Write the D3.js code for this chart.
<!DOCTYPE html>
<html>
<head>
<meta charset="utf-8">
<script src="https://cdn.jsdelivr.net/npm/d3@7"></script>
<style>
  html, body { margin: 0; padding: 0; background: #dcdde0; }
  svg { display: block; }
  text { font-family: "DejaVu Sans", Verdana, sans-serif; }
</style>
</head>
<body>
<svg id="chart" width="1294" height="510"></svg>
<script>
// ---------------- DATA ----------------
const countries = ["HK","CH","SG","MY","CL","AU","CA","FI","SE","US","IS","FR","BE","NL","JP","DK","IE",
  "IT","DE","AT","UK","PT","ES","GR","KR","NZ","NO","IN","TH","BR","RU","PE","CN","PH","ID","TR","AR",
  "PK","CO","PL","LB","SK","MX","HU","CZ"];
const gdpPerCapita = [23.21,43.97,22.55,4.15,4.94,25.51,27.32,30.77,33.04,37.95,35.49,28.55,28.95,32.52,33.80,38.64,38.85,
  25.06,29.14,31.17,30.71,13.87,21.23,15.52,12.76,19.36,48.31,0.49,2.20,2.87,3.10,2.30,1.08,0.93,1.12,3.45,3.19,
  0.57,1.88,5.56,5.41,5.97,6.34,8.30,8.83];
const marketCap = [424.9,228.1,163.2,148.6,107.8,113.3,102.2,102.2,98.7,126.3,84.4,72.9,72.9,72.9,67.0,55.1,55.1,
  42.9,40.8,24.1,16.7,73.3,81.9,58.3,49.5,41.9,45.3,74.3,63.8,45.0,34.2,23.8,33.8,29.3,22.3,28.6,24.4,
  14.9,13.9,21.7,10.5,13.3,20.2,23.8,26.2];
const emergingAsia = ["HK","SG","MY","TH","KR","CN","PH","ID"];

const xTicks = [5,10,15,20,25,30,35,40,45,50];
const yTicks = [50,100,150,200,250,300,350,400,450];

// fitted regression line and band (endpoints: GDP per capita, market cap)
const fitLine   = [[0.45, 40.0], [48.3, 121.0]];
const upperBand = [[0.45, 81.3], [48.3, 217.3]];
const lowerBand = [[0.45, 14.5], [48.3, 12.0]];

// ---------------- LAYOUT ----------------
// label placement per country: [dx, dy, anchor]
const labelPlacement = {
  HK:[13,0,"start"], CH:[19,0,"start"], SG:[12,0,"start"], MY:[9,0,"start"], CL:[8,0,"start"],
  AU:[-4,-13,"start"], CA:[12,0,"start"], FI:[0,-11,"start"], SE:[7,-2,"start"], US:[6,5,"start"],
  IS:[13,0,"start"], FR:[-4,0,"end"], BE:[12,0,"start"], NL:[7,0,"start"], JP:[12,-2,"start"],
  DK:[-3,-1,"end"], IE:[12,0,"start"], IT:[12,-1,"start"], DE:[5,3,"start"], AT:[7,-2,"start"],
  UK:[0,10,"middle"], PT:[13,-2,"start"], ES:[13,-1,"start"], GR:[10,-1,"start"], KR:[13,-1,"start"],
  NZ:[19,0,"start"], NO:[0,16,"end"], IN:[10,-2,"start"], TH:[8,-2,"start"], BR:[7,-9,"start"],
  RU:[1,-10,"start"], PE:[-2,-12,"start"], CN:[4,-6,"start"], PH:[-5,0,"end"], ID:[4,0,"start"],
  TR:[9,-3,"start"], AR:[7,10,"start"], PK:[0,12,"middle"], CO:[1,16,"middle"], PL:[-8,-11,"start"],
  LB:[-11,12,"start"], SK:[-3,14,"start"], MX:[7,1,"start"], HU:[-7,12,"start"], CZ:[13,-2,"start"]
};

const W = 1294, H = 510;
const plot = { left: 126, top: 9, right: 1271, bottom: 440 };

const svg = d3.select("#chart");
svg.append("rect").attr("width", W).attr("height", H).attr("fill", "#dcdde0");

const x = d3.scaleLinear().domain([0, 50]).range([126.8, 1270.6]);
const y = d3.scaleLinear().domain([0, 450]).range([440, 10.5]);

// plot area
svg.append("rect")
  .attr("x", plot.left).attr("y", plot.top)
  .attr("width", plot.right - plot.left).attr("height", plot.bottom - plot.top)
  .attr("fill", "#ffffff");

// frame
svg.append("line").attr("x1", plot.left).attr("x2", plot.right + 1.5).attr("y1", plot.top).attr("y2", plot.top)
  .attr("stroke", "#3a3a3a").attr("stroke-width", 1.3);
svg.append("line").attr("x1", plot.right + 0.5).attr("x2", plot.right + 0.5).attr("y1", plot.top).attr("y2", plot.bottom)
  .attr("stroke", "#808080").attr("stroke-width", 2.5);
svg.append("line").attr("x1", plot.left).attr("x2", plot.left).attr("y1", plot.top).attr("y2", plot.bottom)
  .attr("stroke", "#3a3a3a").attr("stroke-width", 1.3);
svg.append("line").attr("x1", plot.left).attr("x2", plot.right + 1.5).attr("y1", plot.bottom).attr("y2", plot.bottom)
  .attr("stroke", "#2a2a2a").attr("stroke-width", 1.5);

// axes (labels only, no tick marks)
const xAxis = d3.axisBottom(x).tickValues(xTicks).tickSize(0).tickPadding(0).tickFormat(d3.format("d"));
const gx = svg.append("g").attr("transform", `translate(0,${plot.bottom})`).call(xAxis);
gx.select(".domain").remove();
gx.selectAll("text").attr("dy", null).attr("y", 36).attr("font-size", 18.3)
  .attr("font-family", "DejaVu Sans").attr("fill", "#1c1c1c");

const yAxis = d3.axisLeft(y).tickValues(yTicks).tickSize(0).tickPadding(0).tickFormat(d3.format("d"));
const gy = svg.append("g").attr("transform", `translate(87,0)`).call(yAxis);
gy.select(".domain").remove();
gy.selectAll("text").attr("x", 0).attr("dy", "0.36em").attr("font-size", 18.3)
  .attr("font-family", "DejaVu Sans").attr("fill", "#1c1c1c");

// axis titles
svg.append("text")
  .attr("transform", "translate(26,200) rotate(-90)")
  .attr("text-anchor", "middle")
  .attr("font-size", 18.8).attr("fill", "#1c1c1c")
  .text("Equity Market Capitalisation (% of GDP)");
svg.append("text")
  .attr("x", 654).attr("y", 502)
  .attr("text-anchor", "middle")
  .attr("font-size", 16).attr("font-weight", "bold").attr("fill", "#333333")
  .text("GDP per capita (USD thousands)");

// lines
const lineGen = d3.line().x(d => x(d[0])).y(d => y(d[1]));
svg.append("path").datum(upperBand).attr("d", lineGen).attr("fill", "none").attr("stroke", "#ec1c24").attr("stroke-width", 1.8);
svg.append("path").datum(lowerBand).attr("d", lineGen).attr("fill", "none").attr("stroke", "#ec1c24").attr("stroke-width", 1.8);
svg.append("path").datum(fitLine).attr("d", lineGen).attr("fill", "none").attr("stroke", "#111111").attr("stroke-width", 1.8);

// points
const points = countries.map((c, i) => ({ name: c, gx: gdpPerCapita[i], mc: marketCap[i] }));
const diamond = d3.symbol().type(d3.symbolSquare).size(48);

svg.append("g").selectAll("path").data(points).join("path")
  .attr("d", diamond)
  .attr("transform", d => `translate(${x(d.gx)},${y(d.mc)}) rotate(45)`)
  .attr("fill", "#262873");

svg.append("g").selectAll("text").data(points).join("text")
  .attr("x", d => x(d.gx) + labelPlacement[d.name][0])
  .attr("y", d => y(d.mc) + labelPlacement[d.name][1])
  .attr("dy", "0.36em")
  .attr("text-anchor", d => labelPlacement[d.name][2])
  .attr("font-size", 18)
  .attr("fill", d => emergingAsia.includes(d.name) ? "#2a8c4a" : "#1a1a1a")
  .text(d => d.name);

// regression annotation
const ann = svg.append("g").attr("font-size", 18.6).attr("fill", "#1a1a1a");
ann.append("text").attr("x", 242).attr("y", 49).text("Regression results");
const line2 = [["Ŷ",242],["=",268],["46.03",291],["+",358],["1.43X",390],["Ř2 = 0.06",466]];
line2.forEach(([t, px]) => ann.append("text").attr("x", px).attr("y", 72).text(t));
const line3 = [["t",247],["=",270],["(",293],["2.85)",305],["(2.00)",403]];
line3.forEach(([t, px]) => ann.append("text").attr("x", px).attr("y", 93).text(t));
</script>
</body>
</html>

::::

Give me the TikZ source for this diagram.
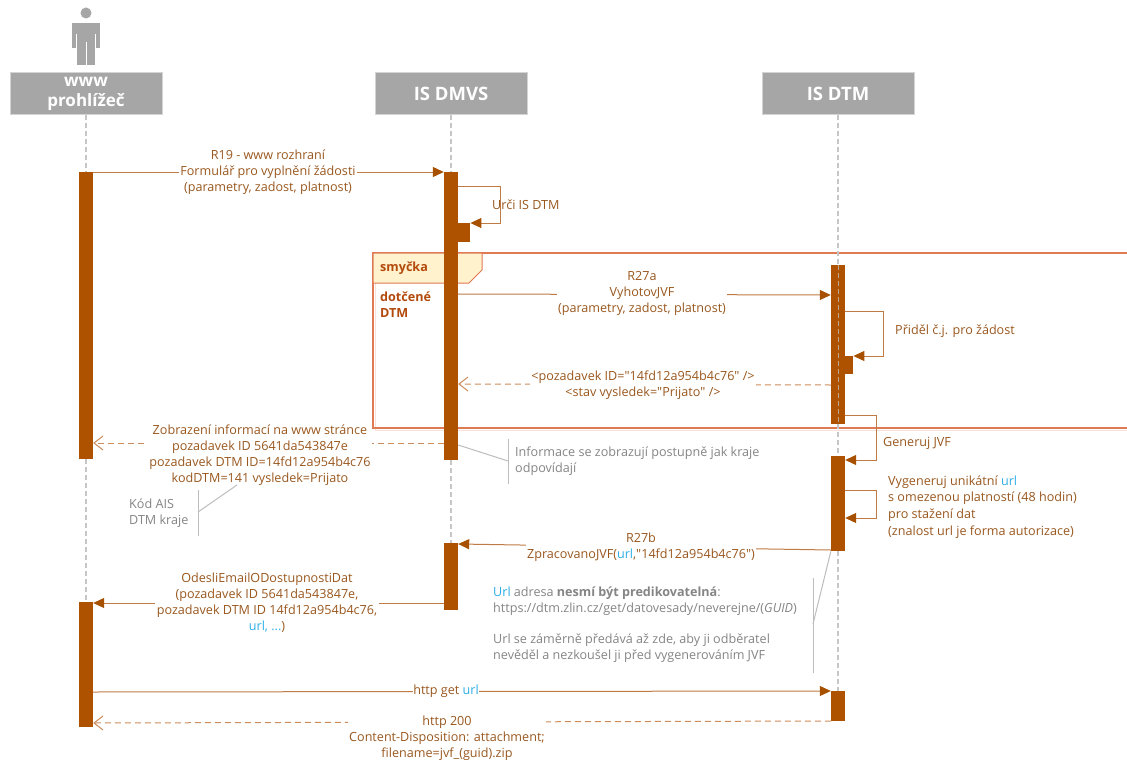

::::

◆ WRITTEN REQUEST ◆
Give back exactly the stretch that opens on the line with "Write the D3.js code for this chart." and closes on the line with "const lowerBand = [[0.45, 14.5], [48.3, 12.0]];".

◆ THE REPLY ◆
Write the D3.js code for this chart.
<!DOCTYPE html>
<html>
<head>
<meta charset="utf-8">
<script src="https://cdn.jsdelivr.net/npm/d3@7"></script>
<style>
  html, body { margin: 0; padding: 0; background: #dcdde0; }
  svg { display: block; }
  text { font-family: "DejaVu Sans", Verdana, sans-serif; }
</style>
</head>
<body>
<svg id="chart" width="1294" height="510"></svg>
<script>
// ---------------- DATA ----------------
const countries = ["HK","CH","SG","MY","CL","AU","CA","FI","SE","US","IS","FR","BE","NL","JP","DK","IE",
  "IT","DE","AT","UK","PT","ES","GR","KR","NZ","NO","IN","TH","BR","RU","PE","CN","PH","ID","TR","AR",
  "PK","CO","PL","LB","SK","MX","HU","CZ"];
const gdpPerCapita = [23.21,43.97,22.55,4.15,4.94,25.51,27.32,30.77,33.04,37.95,35.49,28.55,28.95,32.52,33.80,38.64,38.85,
  25.06,29.14,31.17,30.71,13.87,21.23,15.52,12.76,19.36,48.31,0.49,2.20,2.87,3.10,2.30,1.08,0.93,1.12,3.45,3.19,
  0.57,1.88,5.56,5.41,5.97,6.34,8.30,8.83];
const marketCap = [424.9,228.1,163.2,148.6,107.8,113.3,102.2,102.2,98.7,126.3,84.4,72.9,72.9,72.9,67.0,55.1,55.1,
  42.9,40.8,24.1,16.7,73.3,81.9,58.3,49.5,41.9,45.3,74.3,63.8,45.0,34.2,23.8,33.8,29.3,22.3,28.6,24.4,
  14.9,13.9,21.7,10.5,13.3,20.2,23.8,26.2];
const emergingAsia = ["HK","SG","MY","TH","KR","CN","PH","ID"];

const xTicks = [5,10,15,20,25,30,35,40,45,50];
const yTicks = [50,100,150,200,250,300,350,400,450];

// fitted regression line and band (endpoints: GDP per capita, market cap)
const fitLine   = [[0.45, 40.0], [48.3, 121.0]];
const upperBand = [[0.45, 81.3], [48.3, 217.3]];
const lowerBand = [[0.45, 14.5], [48.3, 12.0]];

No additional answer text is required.